- TASK INSTRUCTIONS:
Without the images, write out all of the following entries exactly.

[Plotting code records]
==*==
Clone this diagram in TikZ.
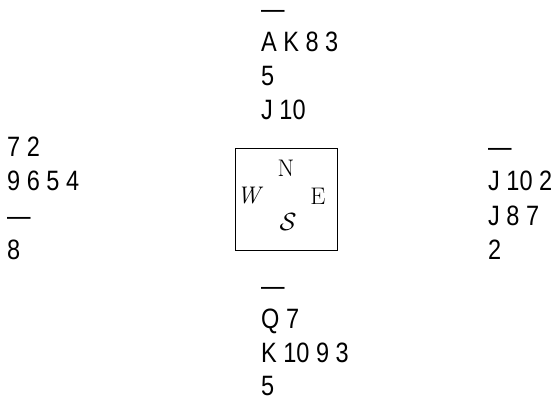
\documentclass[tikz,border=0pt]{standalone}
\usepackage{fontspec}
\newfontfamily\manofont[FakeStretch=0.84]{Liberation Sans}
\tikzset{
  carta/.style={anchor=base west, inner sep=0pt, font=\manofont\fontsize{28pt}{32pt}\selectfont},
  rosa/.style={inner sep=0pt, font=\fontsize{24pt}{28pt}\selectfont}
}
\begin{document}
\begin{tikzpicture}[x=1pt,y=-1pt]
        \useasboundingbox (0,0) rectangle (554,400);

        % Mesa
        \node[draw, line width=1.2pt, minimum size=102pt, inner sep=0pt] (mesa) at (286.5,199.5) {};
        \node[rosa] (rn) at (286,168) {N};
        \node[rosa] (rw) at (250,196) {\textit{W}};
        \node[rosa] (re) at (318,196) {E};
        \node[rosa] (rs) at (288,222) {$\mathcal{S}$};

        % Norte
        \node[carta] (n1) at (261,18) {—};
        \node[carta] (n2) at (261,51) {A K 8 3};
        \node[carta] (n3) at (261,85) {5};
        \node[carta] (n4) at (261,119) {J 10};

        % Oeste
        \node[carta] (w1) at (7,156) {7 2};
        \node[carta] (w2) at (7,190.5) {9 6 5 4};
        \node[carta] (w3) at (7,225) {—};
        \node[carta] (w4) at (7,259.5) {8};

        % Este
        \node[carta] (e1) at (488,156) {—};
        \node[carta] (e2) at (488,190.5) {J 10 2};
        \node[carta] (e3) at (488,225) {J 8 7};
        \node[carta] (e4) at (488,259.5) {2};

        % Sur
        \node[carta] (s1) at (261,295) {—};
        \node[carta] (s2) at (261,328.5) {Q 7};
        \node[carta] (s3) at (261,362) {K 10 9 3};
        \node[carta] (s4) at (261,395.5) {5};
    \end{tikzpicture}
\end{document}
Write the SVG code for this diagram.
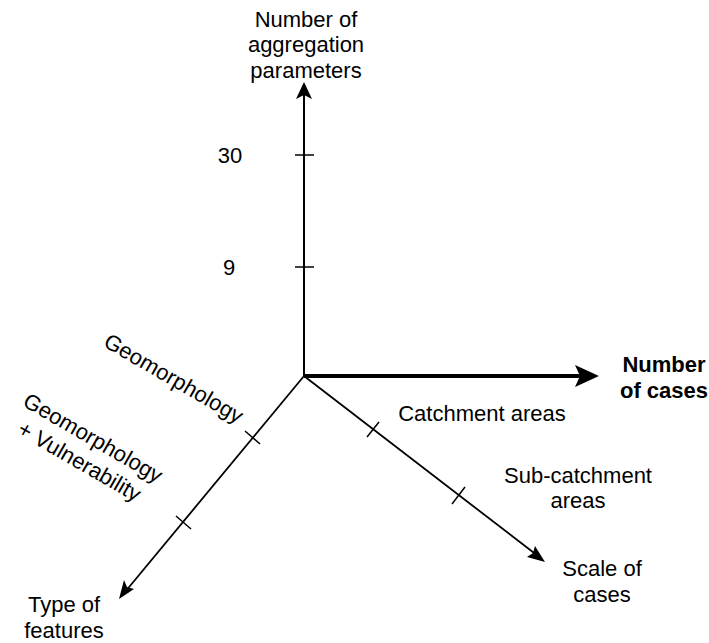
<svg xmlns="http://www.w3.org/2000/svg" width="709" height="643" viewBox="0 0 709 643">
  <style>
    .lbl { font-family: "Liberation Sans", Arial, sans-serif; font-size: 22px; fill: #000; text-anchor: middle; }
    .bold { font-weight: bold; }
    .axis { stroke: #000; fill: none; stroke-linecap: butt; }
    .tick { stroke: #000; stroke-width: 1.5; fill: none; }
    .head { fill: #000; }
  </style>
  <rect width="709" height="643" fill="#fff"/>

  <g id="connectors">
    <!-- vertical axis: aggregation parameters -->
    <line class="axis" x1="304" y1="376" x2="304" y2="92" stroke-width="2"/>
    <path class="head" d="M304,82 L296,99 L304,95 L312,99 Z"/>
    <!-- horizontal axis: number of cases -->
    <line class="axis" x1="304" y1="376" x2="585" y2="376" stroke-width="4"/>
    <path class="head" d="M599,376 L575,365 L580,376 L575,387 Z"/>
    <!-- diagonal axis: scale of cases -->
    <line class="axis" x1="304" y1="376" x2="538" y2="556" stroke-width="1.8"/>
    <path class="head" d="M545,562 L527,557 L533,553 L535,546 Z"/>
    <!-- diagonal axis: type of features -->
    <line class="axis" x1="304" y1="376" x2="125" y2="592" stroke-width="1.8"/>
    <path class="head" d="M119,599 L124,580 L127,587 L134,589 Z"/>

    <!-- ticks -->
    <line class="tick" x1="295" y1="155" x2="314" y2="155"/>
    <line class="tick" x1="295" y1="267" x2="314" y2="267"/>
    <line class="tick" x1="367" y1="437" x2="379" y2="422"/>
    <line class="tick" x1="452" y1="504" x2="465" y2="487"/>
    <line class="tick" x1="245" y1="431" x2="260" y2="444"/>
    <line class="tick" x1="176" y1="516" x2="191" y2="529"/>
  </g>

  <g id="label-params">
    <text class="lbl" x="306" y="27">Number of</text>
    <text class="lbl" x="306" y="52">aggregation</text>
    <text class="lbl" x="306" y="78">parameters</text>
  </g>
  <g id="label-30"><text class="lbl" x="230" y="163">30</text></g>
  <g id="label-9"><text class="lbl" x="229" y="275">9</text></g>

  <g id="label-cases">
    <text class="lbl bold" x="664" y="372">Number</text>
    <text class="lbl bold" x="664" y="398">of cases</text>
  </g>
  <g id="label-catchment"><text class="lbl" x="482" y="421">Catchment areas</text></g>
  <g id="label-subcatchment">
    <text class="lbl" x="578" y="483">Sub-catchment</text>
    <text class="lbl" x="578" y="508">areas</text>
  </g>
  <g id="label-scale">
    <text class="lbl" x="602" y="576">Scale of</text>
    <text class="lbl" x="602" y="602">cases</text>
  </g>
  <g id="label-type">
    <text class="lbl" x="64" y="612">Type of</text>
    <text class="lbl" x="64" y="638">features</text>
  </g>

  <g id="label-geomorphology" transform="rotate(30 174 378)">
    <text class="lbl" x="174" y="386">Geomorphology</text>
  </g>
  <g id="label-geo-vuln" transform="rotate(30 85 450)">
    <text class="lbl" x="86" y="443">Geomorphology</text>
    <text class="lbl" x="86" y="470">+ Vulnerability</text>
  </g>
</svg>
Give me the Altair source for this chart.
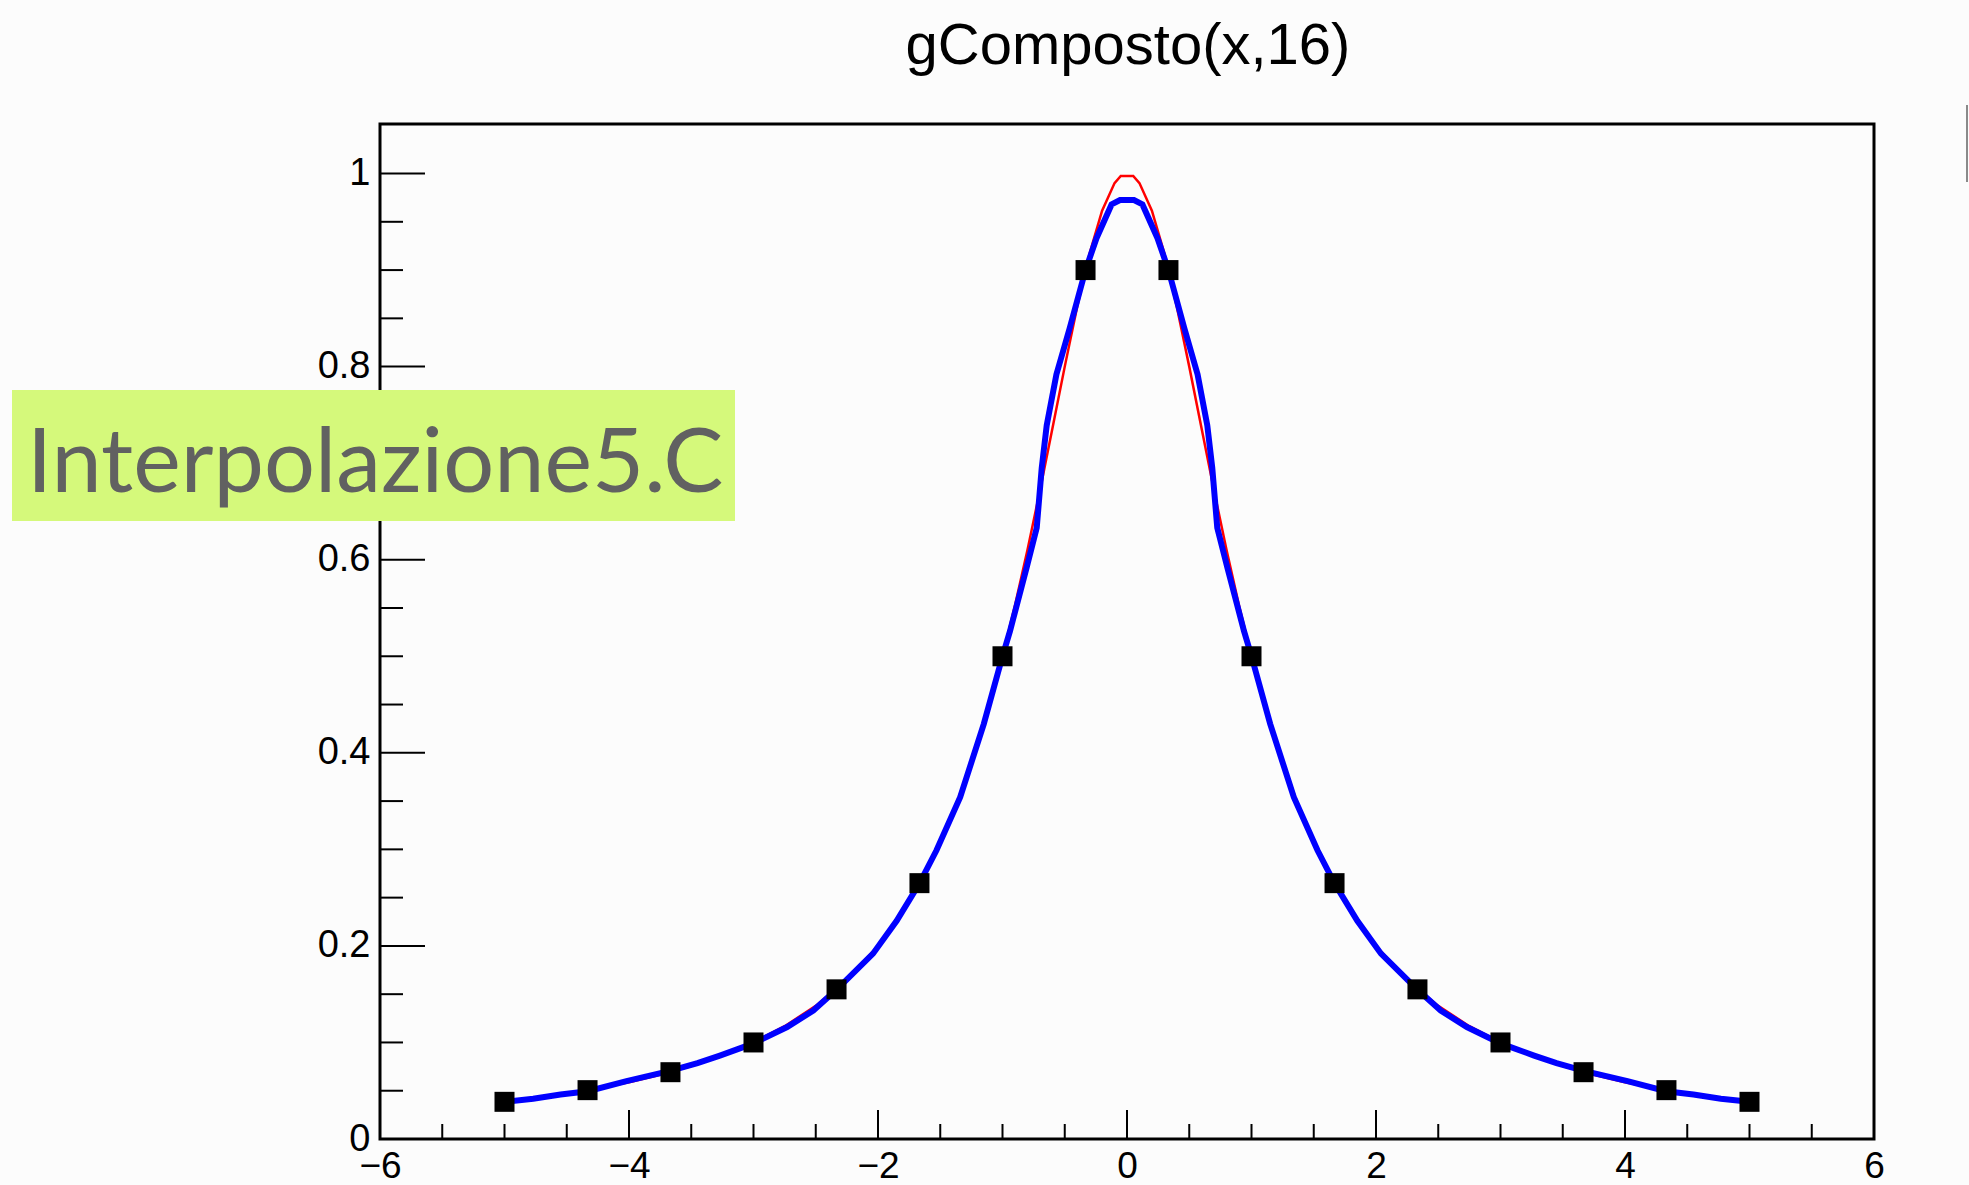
==*==
- REPLY TO THE EXERCISE:
Clone this diagram in TikZ.
\documentclass[tikz,border=0pt]{standalone}
\usepackage{fontspec}
\newfontfamily\manofont[FakeStretch=0.84]{Liberation Sans}
\tikzset{
  carta/.style={anchor=base west, inner sep=0pt, font=\manofont\fontsize{28pt}{32pt}\selectfont},
  rosa/.style={inner sep=0pt, font=\fontsize{24pt}{28pt}\selectfont}
}
\begin{document}
\begin{tikzpicture}[x=1pt,y=-1pt]
        \useasboundingbox (0,0) rectangle (554,400);

        % Mesa
        \node[draw, line width=1.2pt, minimum size=102pt, inner sep=0pt] (mesa) at (286.5,199.5) {};
        \node[rosa] (rn) at (286,168) {N};
        \node[rosa] (rw) at (250,196) {\textit{W}};
        \node[rosa] (re) at (318,196) {E};
        \node[rosa] (rs) at (288,222) {$\mathcal{S}$};

        % Norte
        \node[carta] (n1) at (261,18) {—};
        \node[carta] (n2) at (261,51) {A K 8 3};
        \node[carta] (n3) at (261,85) {5};
        \node[carta] (n4) at (261,119) {J 10};

        % Oeste
        \node[carta] (w1) at (7,156) {7 2};
        \node[carta] (w2) at (7,190.5) {9 6 5 4};
        \node[carta] (w3) at (7,225) {—};
        \node[carta] (w4) at (7,259.5) {8};

        % Este
        \node[carta] (e1) at (488,156) {—};
        \node[carta] (e2) at (488,190.5) {J 10 2};
        \node[carta] (e3) at (488,225) {J 8 7};
        \node[carta] (e4) at (488,259.5) {2};

        % Sur
        \node[carta] (s1) at (261,295) {—};
        \node[carta] (s2) at (261,328.5) {Q 7};
        \node[carta] (s3) at (261,362) {K 10 9 3};
        \node[carta] (s4) at (261,395.5) {5};
    \end{tikzpicture}
\end{document}
Write the SVG code for this diagram.
<svg xmlns="http://www.w3.org/2000/svg" width="709" height="643" viewBox="0 0 709 643">
  <style>
    .lbl { font-family: "Liberation Sans", Arial, sans-serif; font-size: 22px; fill: #000; text-anchor: middle; }
    .bold { font-weight: bold; }
    .axis { stroke: #000; fill: none; stroke-linecap: butt; }
    .tick { stroke: #000; stroke-width: 1.5; fill: none; }
    .head { fill: #000; }
  </style>
  <rect width="709" height="643" fill="#fff"/>

  <g id="connectors">
    <!-- vertical axis: aggregation parameters -->
    <line class="axis" x1="304" y1="376" x2="304" y2="92" stroke-width="2"/>
    <path class="head" d="M304,82 L296,99 L304,95 L312,99 Z"/>
    <!-- horizontal axis: number of cases -->
    <line class="axis" x1="304" y1="376" x2="585" y2="376" stroke-width="4"/>
    <path class="head" d="M599,376 L575,365 L580,376 L575,387 Z"/>
    <!-- diagonal axis: scale of cases -->
    <line class="axis" x1="304" y1="376" x2="538" y2="556" stroke-width="1.8"/>
    <path class="head" d="M545,562 L527,557 L533,553 L535,546 Z"/>
    <!-- diagonal axis: type of features -->
    <line class="axis" x1="304" y1="376" x2="125" y2="592" stroke-width="1.8"/>
    <path class="head" d="M119,599 L124,580 L127,587 L134,589 Z"/>

    <!-- ticks -->
    <line class="tick" x1="295" y1="155" x2="314" y2="155"/>
    <line class="tick" x1="295" y1="267" x2="314" y2="267"/>
    <line class="tick" x1="367" y1="437" x2="379" y2="422"/>
    <line class="tick" x1="452" y1="504" x2="465" y2="487"/>
    <line class="tick" x1="245" y1="431" x2="260" y2="444"/>
    <line class="tick" x1="176" y1="516" x2="191" y2="529"/>
  </g>

  <g id="label-params">
    <text class="lbl" x="306" y="27">Number of</text>
    <text class="lbl" x="306" y="52">aggregation</text>
    <text class="lbl" x="306" y="78">parameters</text>
  </g>
  <g id="label-30"><text class="lbl" x="230" y="163">30</text></g>
  <g id="label-9"><text class="lbl" x="229" y="275">9</text></g>

  <g id="label-cases">
    <text class="lbl bold" x="664" y="372">Number</text>
    <text class="lbl bold" x="664" y="398">of cases</text>
  </g>
  <g id="label-catchment"><text class="lbl" x="482" y="421">Catchment areas</text></g>
  <g id="label-subcatchment">
    <text class="lbl" x="578" y="483">Sub-catchment</text>
    <text class="lbl" x="578" y="508">areas</text>
  </g>
  <g id="label-scale">
    <text class="lbl" x="602" y="576">Scale of</text>
    <text class="lbl" x="602" y="602">cases</text>
  </g>
  <g id="label-type">
    <text class="lbl" x="64" y="612">Type of</text>
    <text class="lbl" x="64" y="638">features</text>
  </g>

  <g id="label-geomorphology" transform="rotate(30 174 378)">
    <text class="lbl" x="174" y="386">Geomorphology</text>
  </g>
  <g id="label-geo-vuln" transform="rotate(30 85 450)">
    <text class="lbl" x="86" y="443">Geomorphology</text>
    <text class="lbl" x="86" y="470">+ Vulnerability</text>
  </g>
</svg>
Give me the Altair source for this chart.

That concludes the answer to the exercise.